■ The request ■
Leave out the pictures and repeat the data exactly.

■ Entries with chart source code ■
/---
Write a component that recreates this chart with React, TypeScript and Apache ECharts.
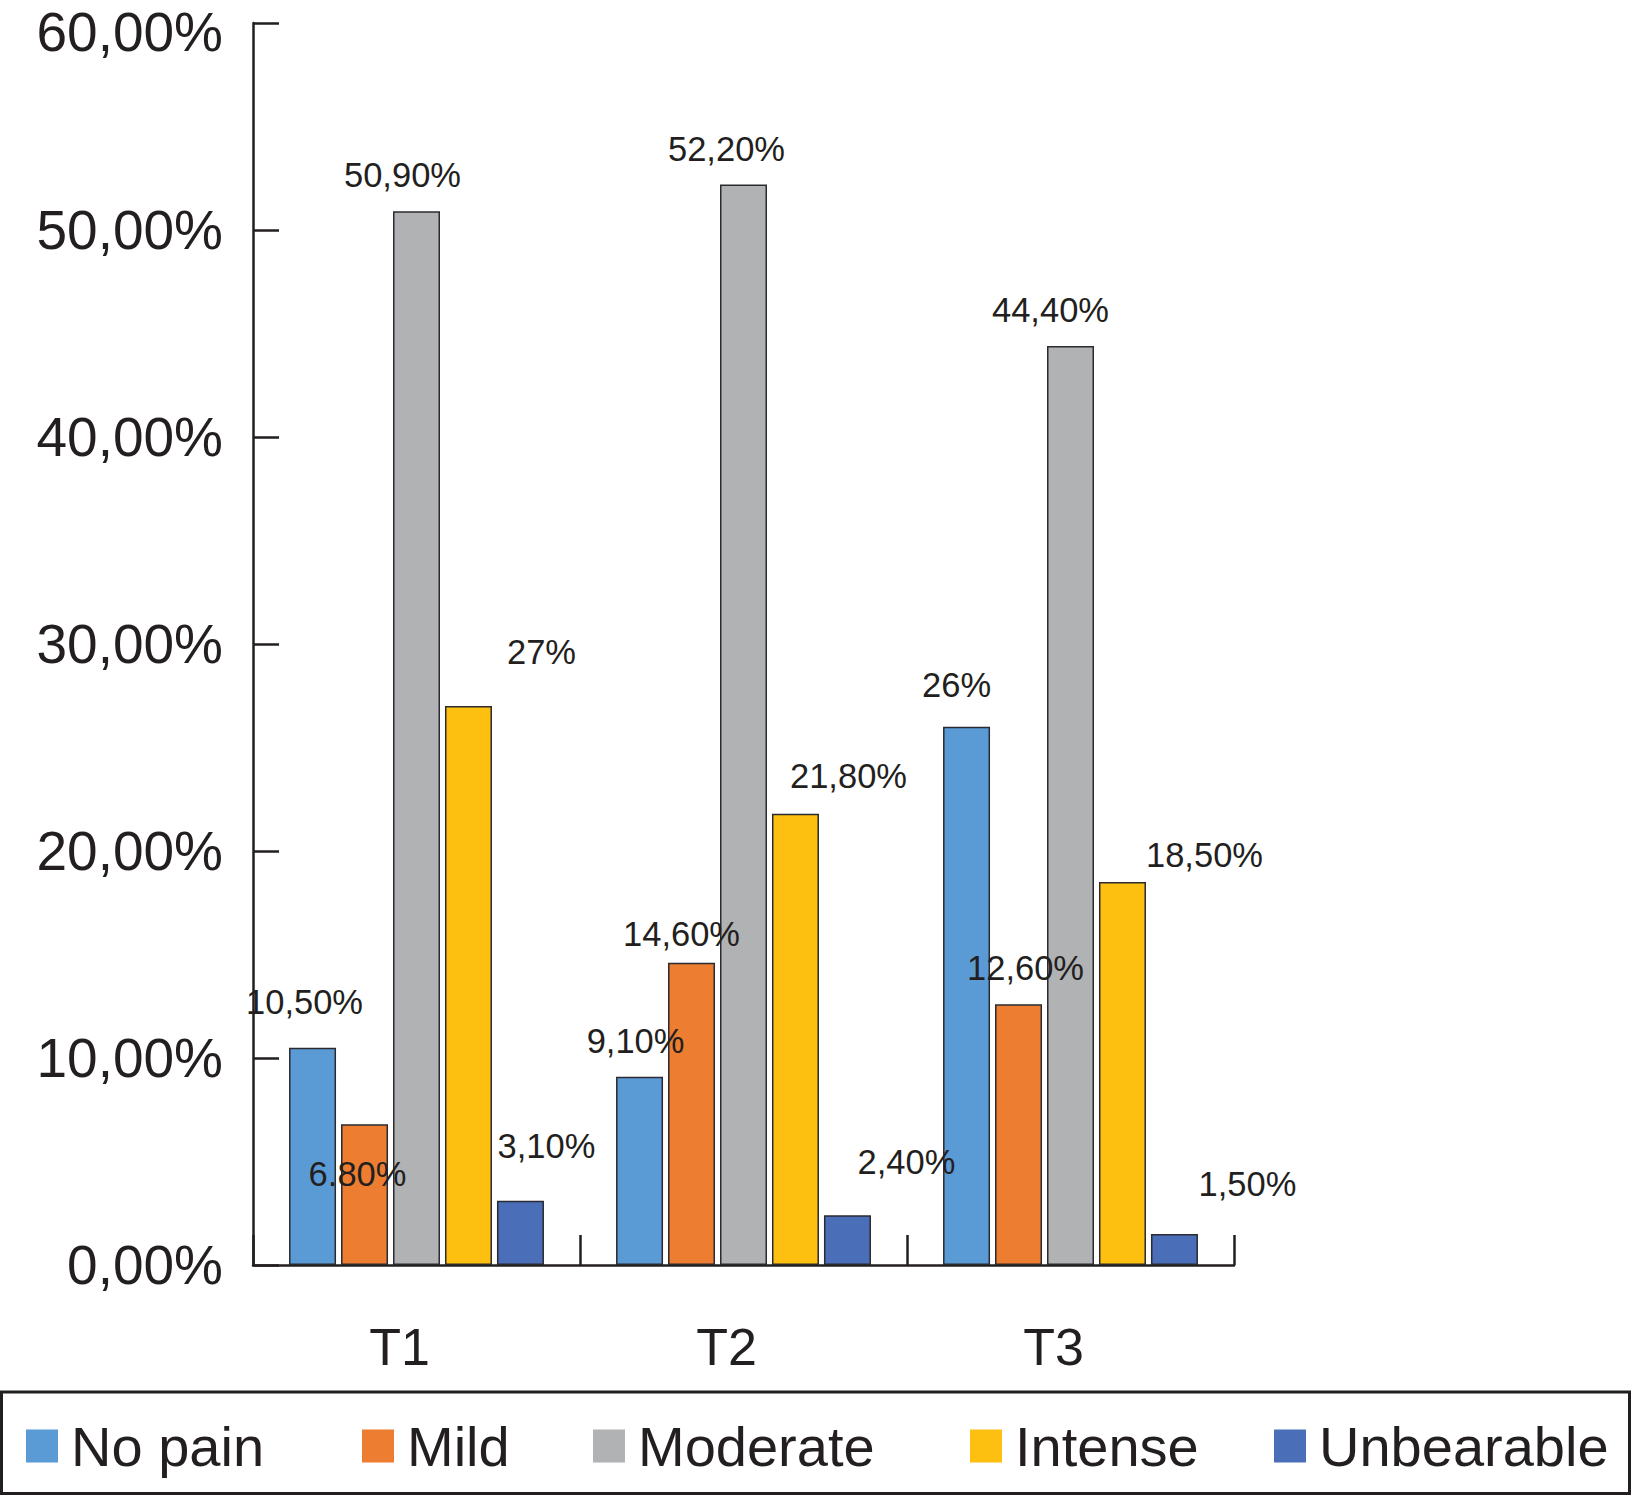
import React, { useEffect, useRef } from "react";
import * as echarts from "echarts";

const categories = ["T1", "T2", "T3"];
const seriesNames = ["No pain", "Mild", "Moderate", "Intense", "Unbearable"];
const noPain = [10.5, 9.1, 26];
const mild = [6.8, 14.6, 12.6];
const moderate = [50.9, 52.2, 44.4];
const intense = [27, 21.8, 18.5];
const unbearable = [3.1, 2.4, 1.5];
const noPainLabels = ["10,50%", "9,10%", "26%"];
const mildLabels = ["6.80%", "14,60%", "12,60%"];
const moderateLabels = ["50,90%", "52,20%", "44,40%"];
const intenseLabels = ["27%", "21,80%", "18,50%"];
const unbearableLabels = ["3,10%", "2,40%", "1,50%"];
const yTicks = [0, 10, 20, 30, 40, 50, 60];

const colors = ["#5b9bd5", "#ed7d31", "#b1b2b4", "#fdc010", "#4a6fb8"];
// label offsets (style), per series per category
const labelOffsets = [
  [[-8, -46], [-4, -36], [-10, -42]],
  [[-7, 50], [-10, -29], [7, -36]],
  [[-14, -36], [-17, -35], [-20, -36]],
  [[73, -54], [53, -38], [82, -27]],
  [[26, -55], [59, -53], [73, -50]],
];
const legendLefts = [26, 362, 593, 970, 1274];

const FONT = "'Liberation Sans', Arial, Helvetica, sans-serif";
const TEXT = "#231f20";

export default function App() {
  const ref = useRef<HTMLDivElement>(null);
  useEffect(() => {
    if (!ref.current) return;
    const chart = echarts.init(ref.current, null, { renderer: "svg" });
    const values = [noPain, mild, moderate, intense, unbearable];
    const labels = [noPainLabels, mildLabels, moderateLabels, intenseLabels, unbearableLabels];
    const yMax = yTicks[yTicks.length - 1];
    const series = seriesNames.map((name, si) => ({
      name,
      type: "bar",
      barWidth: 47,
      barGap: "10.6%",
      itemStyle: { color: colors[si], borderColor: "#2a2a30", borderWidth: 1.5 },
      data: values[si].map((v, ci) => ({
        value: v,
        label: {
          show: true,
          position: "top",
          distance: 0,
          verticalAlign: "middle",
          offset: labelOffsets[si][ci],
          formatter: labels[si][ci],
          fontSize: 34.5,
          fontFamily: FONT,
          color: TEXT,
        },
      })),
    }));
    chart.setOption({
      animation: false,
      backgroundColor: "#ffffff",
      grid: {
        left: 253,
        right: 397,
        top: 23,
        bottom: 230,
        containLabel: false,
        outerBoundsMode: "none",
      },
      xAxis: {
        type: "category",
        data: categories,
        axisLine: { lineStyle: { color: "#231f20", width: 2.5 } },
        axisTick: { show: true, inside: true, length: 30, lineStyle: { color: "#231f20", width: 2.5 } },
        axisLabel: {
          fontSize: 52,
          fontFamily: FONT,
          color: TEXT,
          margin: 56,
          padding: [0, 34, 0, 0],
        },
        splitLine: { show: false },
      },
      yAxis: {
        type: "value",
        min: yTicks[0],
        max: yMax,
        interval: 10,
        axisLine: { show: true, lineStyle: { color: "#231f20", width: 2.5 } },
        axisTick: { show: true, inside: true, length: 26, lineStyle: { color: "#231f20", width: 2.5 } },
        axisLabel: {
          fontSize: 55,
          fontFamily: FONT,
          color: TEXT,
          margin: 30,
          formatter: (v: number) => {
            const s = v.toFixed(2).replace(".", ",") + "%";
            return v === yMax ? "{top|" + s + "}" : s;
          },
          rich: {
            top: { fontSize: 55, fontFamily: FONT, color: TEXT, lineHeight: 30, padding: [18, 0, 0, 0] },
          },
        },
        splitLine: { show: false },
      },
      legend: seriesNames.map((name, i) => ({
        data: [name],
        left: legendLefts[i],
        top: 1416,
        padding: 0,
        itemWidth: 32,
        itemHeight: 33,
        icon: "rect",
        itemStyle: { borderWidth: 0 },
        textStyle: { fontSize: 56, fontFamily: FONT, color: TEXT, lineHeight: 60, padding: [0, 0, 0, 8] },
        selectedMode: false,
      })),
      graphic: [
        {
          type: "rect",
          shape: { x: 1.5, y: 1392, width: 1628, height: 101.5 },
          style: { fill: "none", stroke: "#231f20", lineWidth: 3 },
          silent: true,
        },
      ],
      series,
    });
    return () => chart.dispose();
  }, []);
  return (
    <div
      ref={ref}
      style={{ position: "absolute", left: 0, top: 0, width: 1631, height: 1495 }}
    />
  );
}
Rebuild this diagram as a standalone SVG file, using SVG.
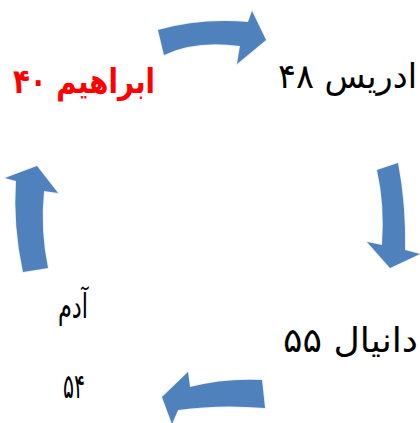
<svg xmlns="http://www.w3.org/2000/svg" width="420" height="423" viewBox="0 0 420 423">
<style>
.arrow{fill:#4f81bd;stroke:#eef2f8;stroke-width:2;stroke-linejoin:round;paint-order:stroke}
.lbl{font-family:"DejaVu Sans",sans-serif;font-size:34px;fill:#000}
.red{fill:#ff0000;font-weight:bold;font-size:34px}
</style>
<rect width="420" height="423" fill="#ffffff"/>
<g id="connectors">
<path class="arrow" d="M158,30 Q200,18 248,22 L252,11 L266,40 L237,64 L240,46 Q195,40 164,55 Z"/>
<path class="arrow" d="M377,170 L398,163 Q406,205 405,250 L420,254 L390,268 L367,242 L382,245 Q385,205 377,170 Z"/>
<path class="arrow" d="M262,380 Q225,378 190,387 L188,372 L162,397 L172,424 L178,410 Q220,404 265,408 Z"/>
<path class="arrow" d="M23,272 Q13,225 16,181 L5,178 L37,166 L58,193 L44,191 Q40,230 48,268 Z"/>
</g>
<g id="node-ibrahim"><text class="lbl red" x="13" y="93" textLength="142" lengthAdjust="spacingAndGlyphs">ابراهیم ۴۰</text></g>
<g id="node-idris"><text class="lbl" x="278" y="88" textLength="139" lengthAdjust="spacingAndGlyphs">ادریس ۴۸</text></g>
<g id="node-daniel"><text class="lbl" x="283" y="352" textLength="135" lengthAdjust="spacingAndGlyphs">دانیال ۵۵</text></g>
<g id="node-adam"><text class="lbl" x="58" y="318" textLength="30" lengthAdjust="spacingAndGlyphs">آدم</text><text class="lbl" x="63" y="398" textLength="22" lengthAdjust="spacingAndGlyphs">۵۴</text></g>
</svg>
\---
■ Solution ■
Write a component that recreates this chart with React, TypeScript and Apache ECharts.
import React, { useEffect, useRef } from "react";
import * as echarts from "echarts";

const categories = ["T1", "T2", "T3"];
const seriesNames = ["No pain", "Mild", "Moderate", "Intense", "Unbearable"];
const noPain = [10.5, 9.1, 26];
const mild = [6.8, 14.6, 12.6];
const moderate = [50.9, 52.2, 44.4];
const intense = [27, 21.8, 18.5];
const unbearable = [3.1, 2.4, 1.5];
const noPainLabels = ["10,50%", "9,10%", "26%"];
const mildLabels = ["6.80%", "14,60%", "12,60%"];
const moderateLabels = ["50,90%", "52,20%", "44,40%"];
const intenseLabels = ["27%", "21,80%", "18,50%"];
const unbearableLabels = ["3,10%", "2,40%", "1,50%"];
const yTicks = [0, 10, 20, 30, 40, 50, 60];

const colors = ["#5b9bd5", "#ed7d31", "#b1b2b4", "#fdc010", "#4a6fb8"];
// label offsets (style), per series per category
const labelOffsets = [
  [[-8, -46], [-4, -36], [-10, -42]],
  [[-7, 50], [-10, -29], [7, -36]],
  [[-14, -36], [-17, -35], [-20, -36]],
  [[73, -54], [53, -38], [82, -27]],
  [[26, -55], [59, -53], [73, -50]],
];
const legendLefts = [26, 362, 593, 970, 1274];

const FONT = "'Liberation Sans', Arial, Helvetica, sans-serif";
const TEXT = "#231f20";

export default function App() {
  const ref = useRef<HTMLDivElement>(null);
  useEffect(() => {
    if (!ref.current) return;
    const chart = echarts.init(ref.current, null, { renderer: "svg" });
    const values = [noPain, mild, moderate, intense, unbearable];
    const labels = [noPainLabels, mildLabels, moderateLabels, intenseLabels, unbearableLabels];
    const yMax = yTicks[yTicks.length - 1];
    const series = seriesNames.map((name, si) => ({
      name,
      type: "bar",
      barWidth: 47,
      barGap: "10.6%",
      itemStyle: { color: colors[si], borderColor: "#2a2a30", borderWidth: 1.5 },
      data: values[si].map((v, ci) => ({
        value: v,
        label: {
          show: true,
          position: "top",
          distance: 0,
          verticalAlign: "middle",
          offset: labelOffsets[si][ci],
          formatter: labels[si][ci],
          fontSize: 34.5,
          fontFamily: FONT,
          color: TEXT,
        },
      })),
    }));
    chart.setOption({
      animation: false,
      backgroundColor: "#ffffff",
      grid: {
        left: 253,
        right: 397,
        top: 23,
        bottom: 230,
        containLabel: false,
        outerBoundsMode: "none",
      },
      xAxis: {
        type: "category",
        data: categories,
        axisLine: { lineStyle: { color: "#231f20", width: 2.5 } },
        axisTick: { show: true, inside: true, length: 30, lineStyle: { color: "#231f20", width: 2.5 } },
        axisLabel: {
          fontSize: 52,
          fontFamily: FONT,
          color: TEXT,
          margin: 56,
          padding: [0, 34, 0, 0],
        },
        splitLine: { show: false },
      },
      yAxis: {
        type: "value",
        min: yTicks[0],
        max: yMax,
        interval: 10,
        axisLine: { show: true, lineStyle: { color: "#231f20", width: 2.5 } },
        axisTick: { show: true, inside: true, length: 26, lineStyle: { color: "#231f20", width: 2.5 } },
        axisLabel: {
          fontSize: 55,
          fontFamily: FONT,
          color: TEXT,
          margin: 30,
          formatter: (v: number) => {
            const s = v.toFixed(2).replace(".", ",") + "%";
            return v === yMax ? "{top|" + s + "}" : s;
          },
          rich: {
            top: { fontSize: 55, fontFamily: FONT, color: TEXT, lineHeight: 30, padding: [18, 0, 0, 0] },
          },
        },
        splitLine: { show: false },
      },
      legend: seriesNames.map((name, i) => ({
        data: [name],
        left: legendLefts[i],
        top: 1416,
        padding: 0,
        itemWidth: 32,
        itemHeight: 33,
        icon: "rect",
        itemStyle: { borderWidth: 0 },
        textStyle: { fontSize: 56, fontFamily: FONT, color: TEXT, lineHeight: 60, padding: [0, 0, 0, 8] },
        selectedMode: false,
      })),
      graphic: [
        {
          type: "rect",
          shape: { x: 1.5, y: 1392, width: 1628, height: 101.5 },
          style: { fill: "none", stroke: "#231f20", lineWidth: 3 },
          silent: true,
        },
      ],
      series,
    });
    return () => chart.dispose();
  }, []);
  return (
    <div
      ref={ref}
      style={{ position: "absolute", left: 0, top: 0, width: 1631, height: 1495 }}
    />
  );
}
Rebuild this diagram as a standalone SVG file, using SVG.
<svg xmlns="http://www.w3.org/2000/svg" width="420" height="423" viewBox="0 0 420 423">
<style>
.arrow{fill:#4f81bd;stroke:#eef2f8;stroke-width:2;stroke-linejoin:round;paint-order:stroke}
.lbl{font-family:"DejaVu Sans",sans-serif;font-size:34px;fill:#000}
.red{fill:#ff0000;font-weight:bold;font-size:34px}
</style>
<rect width="420" height="423" fill="#ffffff"/>
<g id="connectors">
<path class="arrow" d="M158,30 Q200,18 248,22 L252,11 L266,40 L237,64 L240,46 Q195,40 164,55 Z"/>
<path class="arrow" d="M377,170 L398,163 Q406,205 405,250 L420,254 L390,268 L367,242 L382,245 Q385,205 377,170 Z"/>
<path class="arrow" d="M262,380 Q225,378 190,387 L188,372 L162,397 L172,424 L178,410 Q220,404 265,408 Z"/>
<path class="arrow" d="M23,272 Q13,225 16,181 L5,178 L37,166 L58,193 L44,191 Q40,230 48,268 Z"/>
</g>
<g id="node-ibrahim"><text class="lbl red" x="13" y="93" textLength="142" lengthAdjust="spacingAndGlyphs">ابراهیم ۴۰</text></g>
<g id="node-idris"><text class="lbl" x="278" y="88" textLength="139" lengthAdjust="spacingAndGlyphs">ادریس ۴۸</text></g>
<g id="node-daniel"><text class="lbl" x="283" y="352" textLength="135" lengthAdjust="spacingAndGlyphs">دانیال ۵۵</text></g>
<g id="node-adam"><text class="lbl" x="58" y="318" textLength="30" lengthAdjust="spacingAndGlyphs">آدم</text><text class="lbl" x="63" y="398" textLength="22" lengthAdjust="spacingAndGlyphs">۵۴</text></g>
</svg>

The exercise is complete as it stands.